一部にだけ集まっているなど、バランスが悪いとむしろ耐震性を低くしてしまうケースもあります。

◆ POINT3 床の耐震性が高いこと

壁が頑丈だったとしても、その土台である床が崩壊すれば、地震の揺れに耐えることは出来ません。
また床には地震の際に加わった大きな力を耐力壁に伝えるという役割があります。
床の耐震性能が低いと、耐力壁の強度を十分に発揮することが出来ないのです。

これらのポイントを抑えると、地震に強い住宅になります。

家づくりを行う際や、自分や周囲の人が過ごしている建物を調べる際に、ぜひ参考にしてみてください。
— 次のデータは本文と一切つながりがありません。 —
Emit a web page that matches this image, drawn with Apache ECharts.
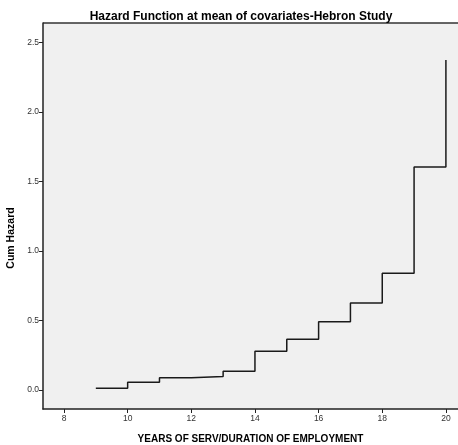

「70年代に建てられた自分の家は、旧耐震基準で建てられている?」
「自分の家は耐震等級が低いのでは?」
このように不安に思う方もいるかもしれません。

そういった場合には、耐震診断と耐震補強を行うのがおすすめです。

購入を検討している中古住宅や、自分の住んでいる住宅の耐震性能を調べることが出来るのが「耐震診断」です。
旧耐震基準で設計された既存の建築物を、現行の基準(新耐震基準)によって耐震性の有無を確認します。

<診断の内容>

  • 予備調査(建物の概要や関係書類)
  • 現地調査(外観・材料の調査)
  • 詳細診断(一次・二次・三次診断に分かれる)

耐震診断を行う事によって建物の耐震性が分かり、耐震補強案や概算での耐震改修工事費用を検討することができます。

耐震診断の結果をもとに、補強工事をしていきます。
補強工事には主に4つの種類があります。

  1. 礎の補強
    地盤沈下などで基礎が埋没している場合、既存の基礎の上に新たな基礎を造る必要があります。
    建物をジャッキアップして持ち上げ、新たに基礎と土台を造り、床下にもコンクリートを打つことで補強します。
  2. 壁の補強
    壁の強度が不十分な建物や、壁のバランスが悪い建物は、以下の方法で耐震補強を行います。
    ・新しい壁を造る
    ・筋交いや耐震金物の設置
    ・構造用合板の設置
  3. 屋根の軽量化
    建物上部の軽量化を図ると、建物全体の重心が下がり耐震性は増加します。
    屋根材を重い〈日本瓦〉などから〈化粧スレート〉や〈ガルバリウム鋼板〉といった軽いものに替えることで、耐震性の向上につなげることができます。
  4. 結合部の補強
    建物の弱い箇所である結合部に地震の力は集中するため、耐震金物による補強が必須です。
    耐震金物の配置にも適材適所があり、結合箇所に応じて適切な耐震金物を使用します。

意外と知られていないのが、耐震補強に対する補助金制度です。

各自治体では、建物の倒壊など地震による被害を最小限に抑えることを目的とし、耐震診断や耐震リフォーム費用に対する補助金制度を実施しています。

支給の条件や補助対象についての例をご紹介します。

<支給条件の例>
・工事契約・着工前に耐震診断を受けている
・自治体から補助金交付決定を受けている
・木造住宅である
・課税所得金額が〇〇万円未満である など…

支給条件や工事費用に対する補助率、補助金の限度額などは、自治体ごとに異なります。
居住する自治体のホームページなどで、事前にチェックしておきましょう。

補助金などをうまく活用して耐震性能の高い家で暮らすことで、いつ起きるか分からない地震に備えましょう。